Records from a dataset
::::::::::
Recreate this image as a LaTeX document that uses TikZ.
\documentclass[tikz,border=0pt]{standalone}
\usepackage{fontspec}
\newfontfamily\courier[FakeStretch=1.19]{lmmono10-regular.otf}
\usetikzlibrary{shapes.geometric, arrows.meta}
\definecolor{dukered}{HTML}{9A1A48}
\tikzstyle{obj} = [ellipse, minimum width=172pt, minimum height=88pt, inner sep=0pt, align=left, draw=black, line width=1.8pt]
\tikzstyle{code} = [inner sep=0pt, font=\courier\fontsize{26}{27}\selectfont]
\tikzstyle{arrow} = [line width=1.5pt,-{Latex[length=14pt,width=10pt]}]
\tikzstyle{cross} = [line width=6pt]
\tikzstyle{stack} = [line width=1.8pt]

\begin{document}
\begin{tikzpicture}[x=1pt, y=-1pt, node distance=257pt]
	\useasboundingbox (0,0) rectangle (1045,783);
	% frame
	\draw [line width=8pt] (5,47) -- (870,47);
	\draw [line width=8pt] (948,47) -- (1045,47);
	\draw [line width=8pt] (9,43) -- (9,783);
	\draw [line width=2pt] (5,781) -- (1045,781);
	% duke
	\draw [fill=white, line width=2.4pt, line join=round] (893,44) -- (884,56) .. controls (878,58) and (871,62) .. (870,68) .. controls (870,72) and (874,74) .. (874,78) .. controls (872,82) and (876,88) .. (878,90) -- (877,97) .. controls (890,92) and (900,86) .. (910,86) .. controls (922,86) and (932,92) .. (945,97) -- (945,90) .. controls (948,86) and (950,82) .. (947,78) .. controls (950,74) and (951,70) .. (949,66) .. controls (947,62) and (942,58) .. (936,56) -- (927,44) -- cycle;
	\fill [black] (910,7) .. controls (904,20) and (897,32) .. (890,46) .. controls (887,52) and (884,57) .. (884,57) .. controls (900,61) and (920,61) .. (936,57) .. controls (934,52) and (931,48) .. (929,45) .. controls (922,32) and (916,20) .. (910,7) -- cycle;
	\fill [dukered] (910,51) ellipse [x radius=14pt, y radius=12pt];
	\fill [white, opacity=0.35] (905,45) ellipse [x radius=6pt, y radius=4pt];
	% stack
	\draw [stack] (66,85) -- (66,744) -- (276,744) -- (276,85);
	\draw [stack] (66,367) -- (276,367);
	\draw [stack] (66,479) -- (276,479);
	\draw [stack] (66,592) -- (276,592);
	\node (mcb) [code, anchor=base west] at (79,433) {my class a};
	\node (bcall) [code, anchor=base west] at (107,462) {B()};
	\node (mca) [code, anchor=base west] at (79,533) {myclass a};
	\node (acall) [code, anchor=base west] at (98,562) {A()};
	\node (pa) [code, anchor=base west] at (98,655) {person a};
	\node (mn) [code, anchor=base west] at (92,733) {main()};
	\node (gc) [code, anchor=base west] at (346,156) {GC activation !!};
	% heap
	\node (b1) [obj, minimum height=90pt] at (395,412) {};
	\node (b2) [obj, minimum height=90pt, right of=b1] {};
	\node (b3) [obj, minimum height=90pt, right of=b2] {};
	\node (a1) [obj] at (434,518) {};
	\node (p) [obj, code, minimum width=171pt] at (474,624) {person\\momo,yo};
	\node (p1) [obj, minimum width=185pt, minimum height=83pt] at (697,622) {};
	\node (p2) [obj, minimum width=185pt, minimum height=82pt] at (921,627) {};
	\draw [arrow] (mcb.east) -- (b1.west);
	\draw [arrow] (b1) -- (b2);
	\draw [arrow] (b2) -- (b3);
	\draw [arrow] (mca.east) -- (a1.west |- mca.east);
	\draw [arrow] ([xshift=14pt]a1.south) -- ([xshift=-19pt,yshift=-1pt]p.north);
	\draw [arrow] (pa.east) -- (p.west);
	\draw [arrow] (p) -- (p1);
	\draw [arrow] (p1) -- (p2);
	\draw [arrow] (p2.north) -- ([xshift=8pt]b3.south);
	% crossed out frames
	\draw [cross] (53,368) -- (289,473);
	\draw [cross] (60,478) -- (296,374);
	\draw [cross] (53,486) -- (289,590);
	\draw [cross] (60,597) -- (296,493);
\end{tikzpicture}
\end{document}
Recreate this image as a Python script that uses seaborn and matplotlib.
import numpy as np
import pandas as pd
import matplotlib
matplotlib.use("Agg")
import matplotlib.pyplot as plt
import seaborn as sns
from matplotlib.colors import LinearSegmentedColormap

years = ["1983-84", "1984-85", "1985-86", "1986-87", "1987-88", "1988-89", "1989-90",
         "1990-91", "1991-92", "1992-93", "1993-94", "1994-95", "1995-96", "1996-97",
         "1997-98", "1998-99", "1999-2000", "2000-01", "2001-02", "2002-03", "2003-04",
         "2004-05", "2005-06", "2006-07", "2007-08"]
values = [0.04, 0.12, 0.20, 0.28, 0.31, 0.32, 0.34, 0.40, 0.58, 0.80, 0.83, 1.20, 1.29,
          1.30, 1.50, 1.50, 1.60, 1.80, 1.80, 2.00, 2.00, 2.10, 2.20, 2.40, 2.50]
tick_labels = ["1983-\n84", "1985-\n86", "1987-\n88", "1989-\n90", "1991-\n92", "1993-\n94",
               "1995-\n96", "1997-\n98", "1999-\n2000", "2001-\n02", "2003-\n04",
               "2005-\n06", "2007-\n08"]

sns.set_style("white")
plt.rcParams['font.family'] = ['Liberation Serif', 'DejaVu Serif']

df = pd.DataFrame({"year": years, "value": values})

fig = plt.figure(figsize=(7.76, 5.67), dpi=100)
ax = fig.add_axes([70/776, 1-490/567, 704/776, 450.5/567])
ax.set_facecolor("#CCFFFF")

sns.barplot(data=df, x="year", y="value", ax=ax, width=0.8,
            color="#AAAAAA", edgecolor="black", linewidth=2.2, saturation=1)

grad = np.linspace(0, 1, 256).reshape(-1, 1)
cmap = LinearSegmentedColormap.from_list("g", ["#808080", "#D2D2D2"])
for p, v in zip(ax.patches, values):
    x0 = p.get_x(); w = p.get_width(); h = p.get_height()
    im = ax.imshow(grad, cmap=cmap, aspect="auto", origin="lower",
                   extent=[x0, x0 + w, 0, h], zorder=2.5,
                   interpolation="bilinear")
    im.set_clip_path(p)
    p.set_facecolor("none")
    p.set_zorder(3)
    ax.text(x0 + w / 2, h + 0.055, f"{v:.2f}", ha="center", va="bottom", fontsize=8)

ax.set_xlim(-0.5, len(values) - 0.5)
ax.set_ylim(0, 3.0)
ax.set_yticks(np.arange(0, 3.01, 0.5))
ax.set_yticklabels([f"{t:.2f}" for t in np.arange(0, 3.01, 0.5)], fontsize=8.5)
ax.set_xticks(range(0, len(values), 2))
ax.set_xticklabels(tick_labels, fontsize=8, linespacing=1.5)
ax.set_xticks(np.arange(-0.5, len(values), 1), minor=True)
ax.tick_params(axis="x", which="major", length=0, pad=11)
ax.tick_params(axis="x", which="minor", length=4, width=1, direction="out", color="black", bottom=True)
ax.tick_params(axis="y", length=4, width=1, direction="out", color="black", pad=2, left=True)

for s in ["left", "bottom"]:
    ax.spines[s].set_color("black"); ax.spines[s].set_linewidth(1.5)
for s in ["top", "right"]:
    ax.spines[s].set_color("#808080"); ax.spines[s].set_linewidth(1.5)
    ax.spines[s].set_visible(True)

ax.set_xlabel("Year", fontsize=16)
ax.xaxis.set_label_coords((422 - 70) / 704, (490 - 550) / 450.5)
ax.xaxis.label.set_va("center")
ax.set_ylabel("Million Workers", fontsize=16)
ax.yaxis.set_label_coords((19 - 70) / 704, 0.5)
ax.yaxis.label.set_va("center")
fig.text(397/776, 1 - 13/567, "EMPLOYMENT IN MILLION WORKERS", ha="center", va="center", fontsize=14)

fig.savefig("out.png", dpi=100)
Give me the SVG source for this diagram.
::::::::::
■ EXERCISE TASK
Among the lines of the records above, count those holding the string "this", and report only the number.

■ EXERCISE ANSWER
3